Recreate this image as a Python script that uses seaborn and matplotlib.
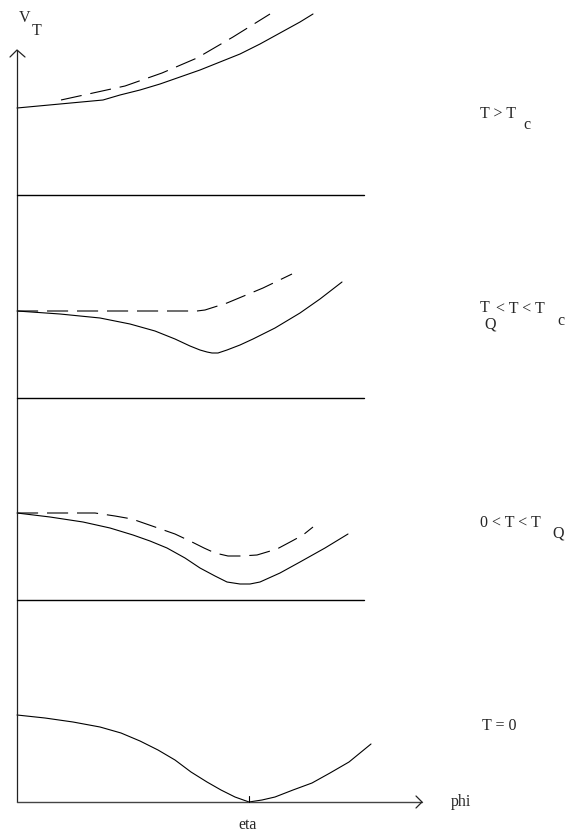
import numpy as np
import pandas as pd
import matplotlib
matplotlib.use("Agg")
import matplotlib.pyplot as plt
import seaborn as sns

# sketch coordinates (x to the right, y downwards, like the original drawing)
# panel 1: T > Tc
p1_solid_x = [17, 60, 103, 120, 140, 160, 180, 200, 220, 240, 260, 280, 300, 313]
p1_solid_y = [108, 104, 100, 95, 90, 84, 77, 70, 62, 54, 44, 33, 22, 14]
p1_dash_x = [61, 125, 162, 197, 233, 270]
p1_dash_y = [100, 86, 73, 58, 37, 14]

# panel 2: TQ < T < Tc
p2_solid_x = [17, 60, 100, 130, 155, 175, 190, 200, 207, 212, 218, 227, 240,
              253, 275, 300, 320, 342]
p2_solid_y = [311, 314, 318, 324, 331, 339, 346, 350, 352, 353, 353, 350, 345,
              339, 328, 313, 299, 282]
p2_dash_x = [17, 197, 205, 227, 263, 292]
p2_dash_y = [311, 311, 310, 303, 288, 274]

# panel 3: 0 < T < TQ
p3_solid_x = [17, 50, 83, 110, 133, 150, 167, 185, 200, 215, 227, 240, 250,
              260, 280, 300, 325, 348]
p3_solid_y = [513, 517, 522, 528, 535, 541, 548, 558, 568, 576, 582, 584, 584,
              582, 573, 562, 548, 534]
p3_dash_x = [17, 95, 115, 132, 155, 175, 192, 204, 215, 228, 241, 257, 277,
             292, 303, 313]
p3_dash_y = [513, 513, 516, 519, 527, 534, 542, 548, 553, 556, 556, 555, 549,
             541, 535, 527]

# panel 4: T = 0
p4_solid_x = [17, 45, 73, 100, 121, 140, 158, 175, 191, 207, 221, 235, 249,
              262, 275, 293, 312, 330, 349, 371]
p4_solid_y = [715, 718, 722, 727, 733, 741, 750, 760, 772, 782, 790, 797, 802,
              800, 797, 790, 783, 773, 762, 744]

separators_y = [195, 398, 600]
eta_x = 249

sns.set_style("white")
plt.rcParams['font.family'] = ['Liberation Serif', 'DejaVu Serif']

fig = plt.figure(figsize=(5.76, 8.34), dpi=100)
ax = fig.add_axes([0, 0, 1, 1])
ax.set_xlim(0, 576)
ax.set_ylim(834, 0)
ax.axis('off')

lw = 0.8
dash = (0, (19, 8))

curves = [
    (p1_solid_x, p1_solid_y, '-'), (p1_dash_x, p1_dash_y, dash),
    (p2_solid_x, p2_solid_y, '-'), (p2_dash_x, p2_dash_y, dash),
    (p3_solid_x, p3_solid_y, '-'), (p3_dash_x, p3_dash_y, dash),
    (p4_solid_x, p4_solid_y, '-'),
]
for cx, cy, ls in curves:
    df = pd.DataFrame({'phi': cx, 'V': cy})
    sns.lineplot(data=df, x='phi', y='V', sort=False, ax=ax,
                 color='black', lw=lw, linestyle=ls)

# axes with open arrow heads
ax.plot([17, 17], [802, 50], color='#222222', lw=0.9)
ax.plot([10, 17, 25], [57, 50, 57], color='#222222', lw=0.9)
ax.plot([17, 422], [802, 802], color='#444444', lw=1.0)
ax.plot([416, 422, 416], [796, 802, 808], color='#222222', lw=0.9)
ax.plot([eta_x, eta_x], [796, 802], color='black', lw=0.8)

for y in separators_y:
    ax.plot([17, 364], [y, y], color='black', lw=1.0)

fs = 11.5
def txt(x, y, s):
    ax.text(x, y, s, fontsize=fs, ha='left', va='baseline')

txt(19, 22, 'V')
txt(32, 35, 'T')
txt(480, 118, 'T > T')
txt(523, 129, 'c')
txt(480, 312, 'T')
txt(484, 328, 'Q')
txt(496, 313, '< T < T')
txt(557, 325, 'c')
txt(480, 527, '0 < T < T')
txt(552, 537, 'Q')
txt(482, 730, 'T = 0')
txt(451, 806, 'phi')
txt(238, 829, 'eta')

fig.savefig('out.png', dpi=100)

▶ **Problem requirements**
Repeat exactly and only the lines from the start of the data above through the line that holds "import seaborn as sns", inclusive. Pictures do not belong in the copy.

▶ **Exercise response**
Recreate this image as a Python script that uses seaborn and matplotlib.
import numpy as np
import pandas as pd
import matplotlib
matplotlib.use("Agg")
import matplotlib.pyplot as plt
import seaborn as sns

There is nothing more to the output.